Proving the letters authentic is not difficult. They were part of an extended correspondence with R. Hile Wechsler, and R. Wechsler’s original handwritten letters are extant. To maintain a belief that the Hirsch letters were forged, one would have to claim that somebody was consistently intercepting the letters that R. Wechsler was sending, and was writing responses in a style and handwriting that fooled R. Wechsler into thinking that he was corresponding with Rav Hirsch and continuing the correspondence! Clearly, this scenario is absurd; the Wechsler letters prove beyond doubt that the Hirsch letters are genuine.
(A friend of mine in Bayit Vegan brought the Wechsler letters to Rav Moshe Shapiro’s attention. Much later I heard that when someone else asked Rav Moshe about Rav Hirsch’s letters, Rav Moshe no longer claimed that the letters were forgeries and replied instead that “Rav Hirsch is not from our Beis HaMidrash." However, he later warmly endorsed Reuven Schmeltzer's notorious buch Chaim B'emunasam which maintains that the letters are forgeries.)
The Hirsch letters were originally published in the journal HaMa'ayan. When Artscroll published a Hebrew volume of Rav Hirsch's letters and responsa, Shemesh Marpeh, it would have been natural to include these letters in that volume. But Rav Shimon Schwab advised the editor, Rabbi Eliyahu Meir Klugman, not to include them. Prof. Lawrence Kaplan, in “Torah U-Madda in the Thought of Rabbi Samson Raphael Hirsch,” BDD vol. 5 (Summer 1997) p. 28, reports a conversation that he had with R. Schwab and says that he is citing him practically verbatim as follows: “The editor consulted with me, and I advised him not to publish them. I told him that the letters are controversial and likely to be misunderstood, and that his publishing them would just bring him unnecessary tzorres.”

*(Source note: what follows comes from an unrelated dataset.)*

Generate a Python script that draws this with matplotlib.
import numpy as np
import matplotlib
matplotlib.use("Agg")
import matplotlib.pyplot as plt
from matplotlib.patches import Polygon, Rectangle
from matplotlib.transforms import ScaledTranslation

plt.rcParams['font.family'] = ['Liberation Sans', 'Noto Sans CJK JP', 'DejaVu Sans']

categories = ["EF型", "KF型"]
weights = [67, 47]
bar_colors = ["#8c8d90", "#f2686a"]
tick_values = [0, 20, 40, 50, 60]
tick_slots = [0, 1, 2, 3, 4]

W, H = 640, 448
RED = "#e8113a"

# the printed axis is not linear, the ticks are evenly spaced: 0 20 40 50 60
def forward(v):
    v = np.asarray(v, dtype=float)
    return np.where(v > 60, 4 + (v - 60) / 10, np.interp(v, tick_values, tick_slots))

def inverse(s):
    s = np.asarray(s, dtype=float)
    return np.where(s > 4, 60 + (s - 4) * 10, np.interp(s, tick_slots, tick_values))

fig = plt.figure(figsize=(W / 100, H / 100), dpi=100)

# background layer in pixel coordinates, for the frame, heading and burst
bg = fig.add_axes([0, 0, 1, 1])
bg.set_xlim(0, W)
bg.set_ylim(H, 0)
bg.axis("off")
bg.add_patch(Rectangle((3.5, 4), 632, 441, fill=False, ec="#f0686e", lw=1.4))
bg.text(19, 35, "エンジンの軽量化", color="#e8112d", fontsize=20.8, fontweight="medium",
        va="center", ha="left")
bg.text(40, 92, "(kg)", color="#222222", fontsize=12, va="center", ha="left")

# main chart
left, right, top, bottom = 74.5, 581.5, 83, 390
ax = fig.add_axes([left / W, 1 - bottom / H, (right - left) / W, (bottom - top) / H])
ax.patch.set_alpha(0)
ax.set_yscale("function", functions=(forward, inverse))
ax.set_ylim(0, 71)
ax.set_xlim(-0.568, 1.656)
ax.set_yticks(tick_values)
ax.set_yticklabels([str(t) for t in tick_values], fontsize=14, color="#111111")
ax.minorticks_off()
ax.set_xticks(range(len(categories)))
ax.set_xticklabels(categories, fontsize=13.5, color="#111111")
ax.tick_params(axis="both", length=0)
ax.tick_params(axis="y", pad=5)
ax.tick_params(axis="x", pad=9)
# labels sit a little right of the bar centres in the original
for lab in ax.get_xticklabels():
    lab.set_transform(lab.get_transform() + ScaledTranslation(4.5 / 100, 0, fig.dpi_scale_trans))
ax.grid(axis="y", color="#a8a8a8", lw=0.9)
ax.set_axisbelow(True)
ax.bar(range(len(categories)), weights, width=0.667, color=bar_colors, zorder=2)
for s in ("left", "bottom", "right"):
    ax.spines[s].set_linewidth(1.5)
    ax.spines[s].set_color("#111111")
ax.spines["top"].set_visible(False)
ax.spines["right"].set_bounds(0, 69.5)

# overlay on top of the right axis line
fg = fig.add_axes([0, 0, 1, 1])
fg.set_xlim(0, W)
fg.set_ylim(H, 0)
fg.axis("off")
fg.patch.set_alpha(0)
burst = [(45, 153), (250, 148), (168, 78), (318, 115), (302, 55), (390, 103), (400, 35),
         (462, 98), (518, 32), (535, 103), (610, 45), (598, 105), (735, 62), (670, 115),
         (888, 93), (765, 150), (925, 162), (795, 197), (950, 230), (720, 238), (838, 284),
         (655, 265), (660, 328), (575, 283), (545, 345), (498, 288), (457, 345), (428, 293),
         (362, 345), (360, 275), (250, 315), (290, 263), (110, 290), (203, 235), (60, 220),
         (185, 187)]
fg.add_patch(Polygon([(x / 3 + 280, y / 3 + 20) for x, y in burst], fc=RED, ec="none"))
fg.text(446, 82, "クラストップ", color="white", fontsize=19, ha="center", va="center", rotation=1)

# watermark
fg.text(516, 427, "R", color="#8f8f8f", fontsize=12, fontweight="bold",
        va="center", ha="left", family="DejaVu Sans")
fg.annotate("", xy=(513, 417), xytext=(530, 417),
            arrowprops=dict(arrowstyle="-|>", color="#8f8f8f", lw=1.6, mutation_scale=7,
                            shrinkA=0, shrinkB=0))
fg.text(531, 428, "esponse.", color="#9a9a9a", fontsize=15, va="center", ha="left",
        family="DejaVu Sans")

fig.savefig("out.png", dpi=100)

With all due respect, I have to disagree. How are they "likely to be misunderstood"? They are written extremely clearly. They will clear up existing misunderstandings of this topic rather than create new ones! As such, while they are (today) controversial, I don't see that publishing them brings unnecessary tzorres, but rather the necessary tzorres that comes with publishing the works of a great figure whose views are not accepted by everyone.
It was truly disappointing that the letters were omitted from Shemesh Marpeh. I was therefore pleased to discover that Feldheim has just published volume nine of "Collected Writings of Rav Hirsch," in which they included these letters!

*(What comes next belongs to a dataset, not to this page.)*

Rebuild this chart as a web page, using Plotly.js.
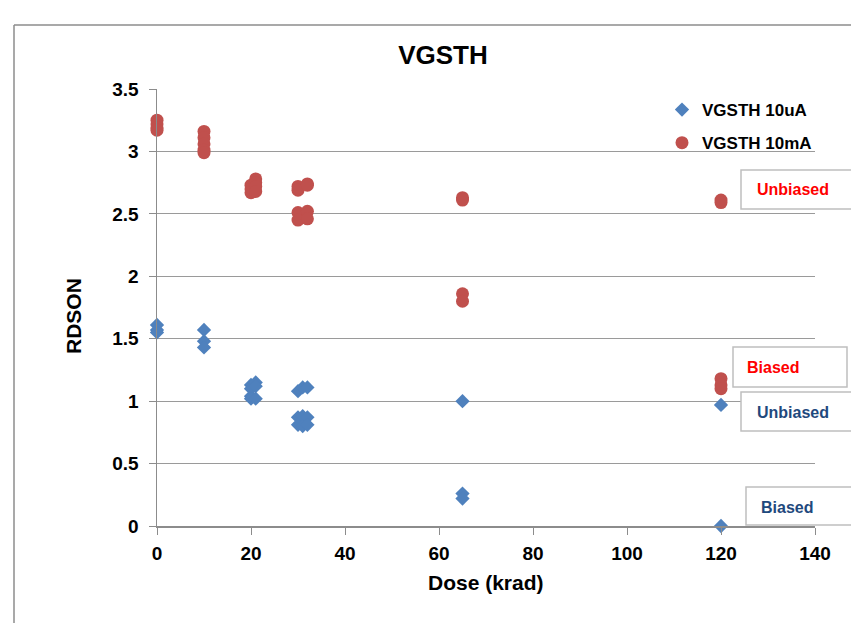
<!DOCTYPE html>
<html>
<head>
<meta charset="utf-8">
<script src="https://cdn.plot.ly/plotly-3.0.1.min.js"></script>
<style>html,body{margin:0;padding:0;background:#fff}#chart{width:851px;height:623px}</style>
</head>
<body>
<div id="chart"></div>
<script>
// Series VGSTH 10uA (blue diamonds)
const uaDose = [0,0,0, 10,10,10, 20,20,20,20, 21,21,21, 30,30,30, 31,31,31, 32,32,32, 65,65,65, 120,120];
const uaRdson = [1.61,1.57,1.55, 1.57,1.48,1.43, 1.13,1.10,1.04,1.02, 1.15,1.12,1.02, 1.08,0.87,0.81, 1.11,0.88,0.80, 1.11,0.87,0.81, 1.00,0.26,0.22, 0.97,0.00];
// Series VGSTH 10mA (red circles)
const maDose = [0,0,0,0, 10,10,10,10,10, 20,20,20, 21,21,21,21, 30,30,30,30, 32,32,32,32, 65,65,65,65, 120,120,120,120,120];
const maRdson = [3.25,3.22,3.19,3.17, 3.16,3.11,3.06,3.01,2.99, 2.73,2.70,2.67, 2.78,2.75,2.72,2.68, 2.72,2.69,2.51,2.45, 2.74,2.73,2.52,2.46, 2.63,2.61,1.86,1.80, 2.61,2.59,1.18,1.13,1.10];
const seriesNames = ["VGSTH 10uA", "VGSTH 10mA"];
const xTicks = [0,20,40,60,80,100,120,140];
const yTicks = [0,0.5,1,1.5,2,2.5,3,3.5];
const yTickText = ["0","0.5","1","1.5","2","2.5","3","3.5"];
const labelTexts = ["Unbiased","Biased","Unbiased","Biased"];

const FONT = "Liberation Sans, Arial, sans-serif";
const L = 157, R = 815, T = 89, B = 526;
const px = v => (v - L) / (R - L);
const py = v => (B - v) / (B - T);

const traces = [
  {x: uaDose, y: uaRdson, name: seriesNames[0], type: "scatter", mode: "markers", legendgroup: "a",
   marker: {symbol: "diamond", size: 11, color: "#4F81BD"}, cliponaxis: false},
  {x: maDose, y: maRdson, name: seriesNames[1], type: "scatter", mode: "markers", legendgroup: "b",
   marker: {symbol: "circle", size: 13, color: "#C0504D"}, cliponaxis: false}
];

const boxes = [
  [741, 880, 170, 209],
  [733, 847, 347, 387],
  [741, 880, 392, 431],
  [746, 880, 487, 525]
];
const shapes = boxes.map(b => ({type: "rect", xref: "paper", yref: "paper",
  x0: px(b[0]), x1: px(b[1]), y0: py(b[3]), y1: py(b[2]),
  line: {color: "#BFBFBF", width: 1.5}, fillcolor: "#FFFFFF", layer: "above"}));
shapes.push({type: "line", xref: "paper", yref: "paper", x0: px(14), x1: px(14), y0: py(640), y1: py(25), line: {color: "#8C8C8C", width: 1.5}});
shapes.push({type: "line", xref: "paper", yref: "paper", x0: px(14), x1: px(900), y0: py(25), y1: py(25), line: {color: "#8C8C8C", width: 1.5}});

const labelPos = [[793,189,"#FF0000"],[773,367,"#FF0000"],[793,412,"#1F497D"],[787,507,"#1F497D"]];
const annotations = labelTexts.map((t,i) => ({xref: "paper", yref: "paper", x: px(labelPos[i][0]), y: py(labelPos[i][1]),
  xanchor: "center", yanchor: "middle", text: t, showarrow: false,
  font: {family: FONT, size: 16, weight: "bold", color: labelPos[i][2]}}));
annotations.push({xref: "paper", yref: "paper", x: px(73), y: py(316), xanchor: "center", yanchor: "middle",
  text: "RDSON", textangle: -90, showarrow: false, font: {family: FONT, size: 21, weight: "bold", color: "#000"}});
annotations.push({xref: "paper", yref: "paper", x: px(486), y: py(582), xanchor: "center", yanchor: "middle",
  text: "Dose (krad)", showarrow: false, font: {family: FONT, size: 21, weight: "bold", color: "#000"}});

const layout = {
  width: 851, height: 623,
  margin: {l: L, r: 851 - R, t: T, b: 623 - B, pad: 0},
  paper_bgcolor: "#FFFFFF", plot_bgcolor: "#FFFFFF",
  title: {text: "VGSTH", x: px(443), xref: "paper", xanchor: "center", y: 1 - 55/623, yanchor: "middle",
    font: {family: FONT, size: 26, weight: "bold", color: "#000"}},
  xaxis: {range: [0, 140], tickvals: xTicks, ticktext: xTicks.map(String), showgrid: false, zeroline: false,
    showline: true, linecolor: "#8C8C8C", linewidth: 1.5, ticks: "outside", ticklen: 7, tickcolor: "#8C8C8C",
    ticklabelstandoff: 3,
    tickfont: {family: FONT, size: 19, weight: "bold", color: "#000"}},
  yaxis: {range: [0, 3.5], tickvals: yTicks, ticktext: yTickText, showgrid: true, gridcolor: "#9A9A9A", gridwidth: 1.2,
    zeroline: false, showline: true, linecolor: "#8C8C8C", linewidth: 1.5, ticks: "outside", ticklen: 7, tickcolor: "#8C8C8C",
    ticklabelstandoff: 6,
    tickfont: {family: FONT, size: 19, weight: "bold", color: "#000"}},
  legend: {x: px(662), y: py(92), xanchor: "left", yanchor: "top", bgcolor: "rgba(0,0,0,0)",
    traceorder: "grouped", tracegroupgap: 8,
    font: {family: FONT, size: 17, weight: "bold", color: "#000"}},
  shapes: shapes,
  annotations: annotations
};

Plotly.newPlot("chart", traces, layout, {displayModeBar: false, staticPlot: true});
</script>
</body>
</html>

Inevitably, there will still be those who insist that Rav Hirsch only said it for outreach purposes (despite that his words clearly show that he meant it as a lechatchilah), along with the claim that Torah Im Derech Eretz was only an emergency patch for his generation. Feldheim, however, seems intent on pointing out otherwise. The volume, which is also described as including "an affirmation of Torah im Derech Eretz," is titled "Timeless Hashkafah." And on the website, the book is described as "reflecting the ever-valid Hirschian ideology."
Will it cause a storm? I don't think so. Been there, done that. A few people might make a fuss, but the book will not be withdrawn from publication, and nobody will lose their job or shidduchim for their kids. The ridiculous claim that the letters are forgeries will fade. Rav Moshe Shapiro may continue to claim that "Rav Hirsch is not from our Beis HaMidrash," but many people will fail to understand how that renders his views unacceptable, or why they should not be a part of Rav Hirsch's Beis HaMidrash.
Kol hakavod to Feldheim for keeping Rav Hirsch's legacy alive!